I don't think it's a tough argument that conservatives would be opposed to it, as Title II is undeniably more restrictive (that's why it's being proposed as a means to regulate last-mile Internet in the first place!)

As for the second part, Title II reclassification is controversial enough that even the EFF didn't support it until very recently, and even then only under the assumption that the FCC would practice forebearance[0].

Finally, while I very strongly disagree with many of the things rayiner has posted on this issue in the past (including the interpretation of some of the evidence he cites), it's clear that he has done his research and knows what he's talking about. As far as semi-anonymous/psuedonymous online forum discussions go, that's a reasonable enough amount of credibility for me.

[0] https://www.eff.org/deeplinks/2014/07/forbearance-what-it-wh...
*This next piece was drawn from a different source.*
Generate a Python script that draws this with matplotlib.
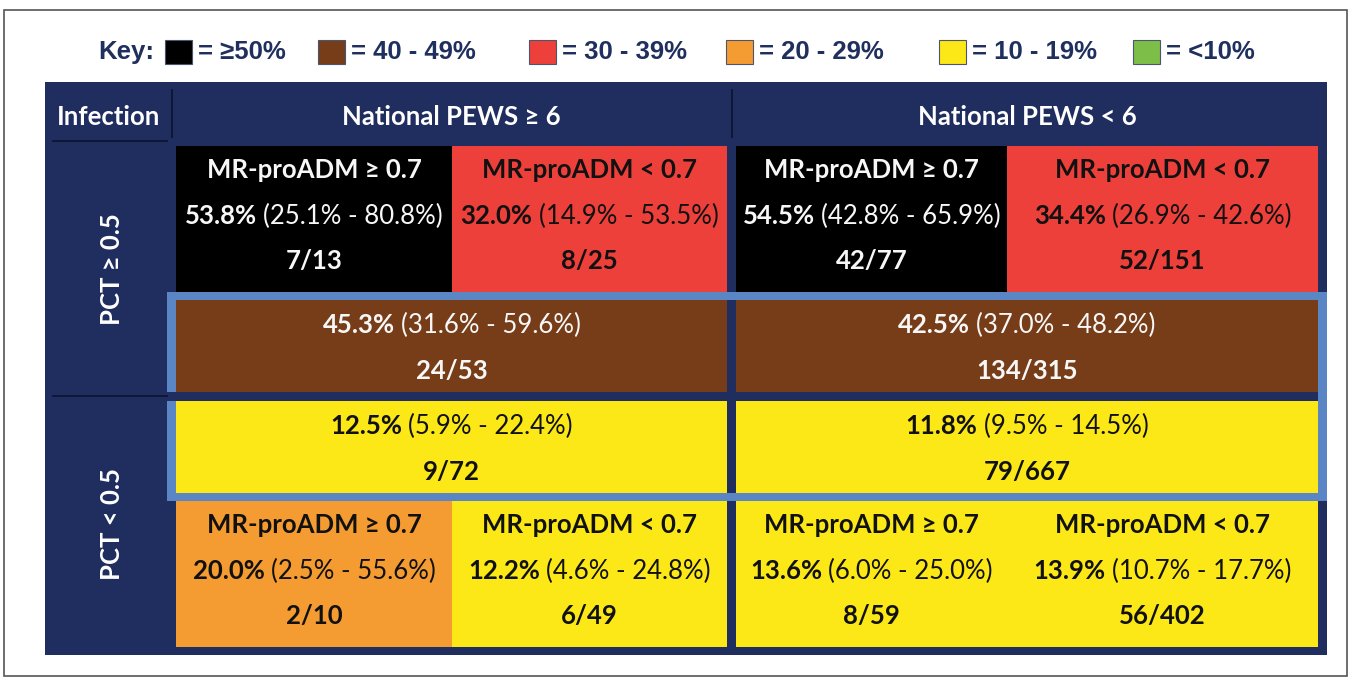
import matplotlib
matplotlib.use('Agg')
import matplotlib.pyplot as plt
from matplotlib.patches import Rectangle
from matplotlib import font_manager

# --- data -------------------------------------------------------------
key_labels = ['= ≥50%', '= 40 - 49%', '= 30 - 39%', '= 20 - 29%', '= 10 - 19%', '= <10%']
key_colors = ['#000000', '#763D18', '#EE403B', '#F49B31', '#FBE816', '#7DBE48']
key_floor = [50, 40, 30, 20, 10, 0]

pews_groups = ['National PEWS ≥ 6', 'National PEWS < 6']
pct_rows = ['PCT ≥ 0.5', 'PCT < 0.5']
mrproadm_labels = ['MR-proADM ≥ 0.7', 'MR-proADM < 0.7']

# PCT >= 0.5 split by MR-proADM: PEWS>=6 (>=0.7, <0.7), PEWS<6 (>=0.7, <0.7)
pct_high_split_rate = [53.8, 32.0, 54.5, 34.4]
pct_high_split_ci = [(25.1, 80.8), (14.9, 53.5), (42.8, 65.9), (26.9, 42.6)]
pct_high_split_n = ['7/13', '8/25', '42/77', '52/151']

# PCT >= 0.5 pooled, PEWS>=6 / PEWS<6
pct_high_rate = [45.3, 42.5]
pct_high_ci = [(31.6, 59.6), (37.0, 48.2)]
pct_high_n = ['24/53', '134/315']

# PCT < 0.5 pooled
pct_low_rate = [12.5, 11.8]
pct_low_ci = [(5.9, 22.4), (9.5, 14.5)]
pct_low_n = ['9/72', '79/667']

# PCT < 0.5 split by MR-proADM
pct_low_split_rate = [20.0, 12.2, 13.6, 13.9]
pct_low_split_ci = [(2.5, 55.6), (4.6, 24.8), (6.0, 25.0), (10.7, 17.7)]
pct_low_split_n = ['2/10', '6/49', '8/59', '56/402']

# --- style / layout ---------------------------------------------------
NAVY = '#202D5F'
OUTLINE = '#5B86C5'
KEY_TXT = '#1F2F5E'

installed = {f.name for f in font_manager.fontManager.ttflist}
KEY_FONT = ['Liberation Sans', 'DejaVu Sans'] if 'Liberation Sans' in installed else ['DejaVu Sans']
KEY_SIZE = 18.5
CELL_FONT = ['Lato', 'DejaVu Sans']
CELL_SIZE = 18.5
CAP = 0.7165 * CELL_SIZE * 100 / 72
GAP = 6

TBL_L, TBL_R, TBL_T, TBL_B = 45, 1327, 82, 655
GROUP_X = [(176, 727), (736, 1318)]
SPLIT_X = [452, 1007]
ROW1 = (146, 292)
BAND_HI = (300, 392)
BAND_LO = (401, 493)
ROW4 = (501, 647)
SPLIT_LINES = [23, 68.5, 114]
BAND_LINES = [23.5, 69.5]
KEY_BOX_X = [165, 318, 529, 726, 939, 1133]

fig = plt.figure(figsize=(13.5, 6.77), dpi=100)
ax = fig.add_axes([0, 0, 1, 1])
ax.set_xlim(0, 1350)
ax.set_ylim(677, 0)
ax.axis('off')
renderer = fig.canvas.get_renderer()


def color_for(rate):
    for floor, c in zip(key_floor, key_colors):
        if rate >= floor:
            return c
    return key_colors[-1]


def text_color(fill):
    return '#F7F7F7' if fill in ('#000000', '#763D18') else '#111111'


def line(x, yc, parts, color):
    items = [ax.text(0, yc + CAP / 2, s, ha='left', va='baseline', color=color,
                     fontsize=CELL_SIZE, fontweight=w, family=CELL_FONT)
             for s, w in parts]
    widths = [t.get_window_extent(renderer).width for t in items]
    x0 = x - (sum(widths) + GAP * (len(items) - 1)) / 2
    for t, w in zip(items, widths):
        t.set_x(x0)
        x0 += w + GAP


def rate_parts(rate, ci):
    return [(f'{rate:.1f}%', 'bold'), (f'({ci[0]:.1f}% - {ci[1]:.1f}%)', 'normal')]


def box(x0, x1, y0, y1, c, **kw):
    ax.add_patch(Rectangle((x0, y0), x1 - x0, y1 - y0, facecolor=c, edgecolor='none', **kw))


# outer frame
ax.add_patch(Rectangle((4, 10), 1343, 666, fill=False, edgecolor='#555555', lw=1.2))

# key
ax.text(154, 52, 'Key:', ha='right', va='center', color=KEY_TXT, fontsize=KEY_SIZE,
        fontweight='bold', family=KEY_FONT)
for bx, c, lab in zip(KEY_BOX_X, key_colors, key_labels):
    ax.add_patch(Rectangle((bx, 40), 27, 24, facecolor=c, edgecolor='#4A5570', lw=0.8))
    ax.text(bx + 33, 52, lab, ha='left', va='center', color=KEY_TXT, fontsize=KEY_SIZE,
            fontweight='bold', family=KEY_FONT)

# navy table
box(TBL_L, TBL_R, TBL_T, TBL_B, NAVY)
ax.text(109, 117, 'Infection', ha='center', va='center', color='white',
        fontsize=CELL_SIZE, fontweight='bold', family=CELL_FONT)
for (g0, g1), name in zip(GROUP_X, pews_groups):
    ax.text((g0 + g1) / 2, 117, name, ha='center', va='center', color='white',
            fontsize=CELL_SIZE, fontweight='bold', family=CELL_FONT)
for sx in [172, 732]:
    ax.plot([sx, sx], [90, 137], color='#0E1533', lw=1.3)
ax.plot([53, 167], [141, 141], color='#0E1533', lw=1.3)
ax.plot([53, 167], [396, 396], color='#0E1533', lw=1.3)
ax.text(112, (ROW1[0] + BAND_HI[1]) / 2, pct_rows[0], rotation=90, ha='center', va='center',
        color='white', fontsize=CELL_SIZE, fontweight='bold', family=CELL_FONT)
ax.text(112, (BAND_LO[0] + ROW4[1]) / 2, pct_rows[1], rotation=90, ha='center', va='center',
        color='white', fontsize=CELL_SIZE, fontweight='bold', family=CELL_FONT)

# split rows (MR-proADM subgroups)
for (r0, r1), rates, cis, ns in [(ROW1, pct_high_split_rate, pct_high_split_ci, pct_high_split_n),
                                 (ROW4, pct_low_split_rate, pct_low_split_ci, pct_low_split_n)]:
    for g, ((g0, g1), sx) in enumerate(zip(GROUP_X, SPLIT_X)):
        for k, (c0, c1) in enumerate([(g0, sx), (sx, g1)]):
            i = 2 * g + k
            fill = color_for(rates[i])
            box(c0, c1, r0, r1, fill)
            tc = text_color(fill)
            cx = (c0 + c1) / 2
            line(cx, r0 + SPLIT_LINES[0], [(mrproadm_labels[k], 'bold')], tc)
            line(cx, r0 + SPLIT_LINES[1], rate_parts(rates[i], cis[i]), tc)
            line(cx, r0 + SPLIT_LINES[2], [(ns[i], 'bold')], tc)

# pooled bands with blue outline
box(167, 1327, ROW1[1], ROW4[0], OUTLINE)
box(176, 1318, BAND_HI[0], BAND_LO[1], NAVY)
box(167, 1318, BAND_HI[1], BAND_LO[0], NAVY)
for (b0, b1), rates, cis, ns in [(BAND_HI, pct_high_rate, pct_high_ci, pct_high_n),
                                 (BAND_LO, pct_low_rate, pct_low_ci, pct_low_n)]:
    for g, (g0, g1) in enumerate(GROUP_X):
        fill = color_for(rates[g])
        box(g0, g1, b0, b1, fill)
        tc = text_color(fill)
        cx = (g0 + g1) / 2
        line(cx, b0 + BAND_LINES[0], rate_parts(rates[g], cis[g]), tc)
        line(cx, b0 + BAND_LINES[1], [(ns[g], 'bold')], tc)

fig.savefig('out.png', dpi=100)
> I don't think it's a tough argument that conservatives would be opposed to it,

Well, lots of conservatives (including 2/5 of the FCC) are entirely opposed to any regulation toward neutrality, whether under Title I or Title II or any other basis (and, in fact, many support Congress acting to eliminate any potential basis under which the FCC might adopt pro-neutrality regulations), so, sure, the proposed conservative opposition is not controversial at all (OTOH, its not much a basis for opposing any particular approach if you support the goal of neutrality regulation, since there is strong conservative opposition to the idea of pro-neutrality regulation, independent of the specific authority or mechanism.)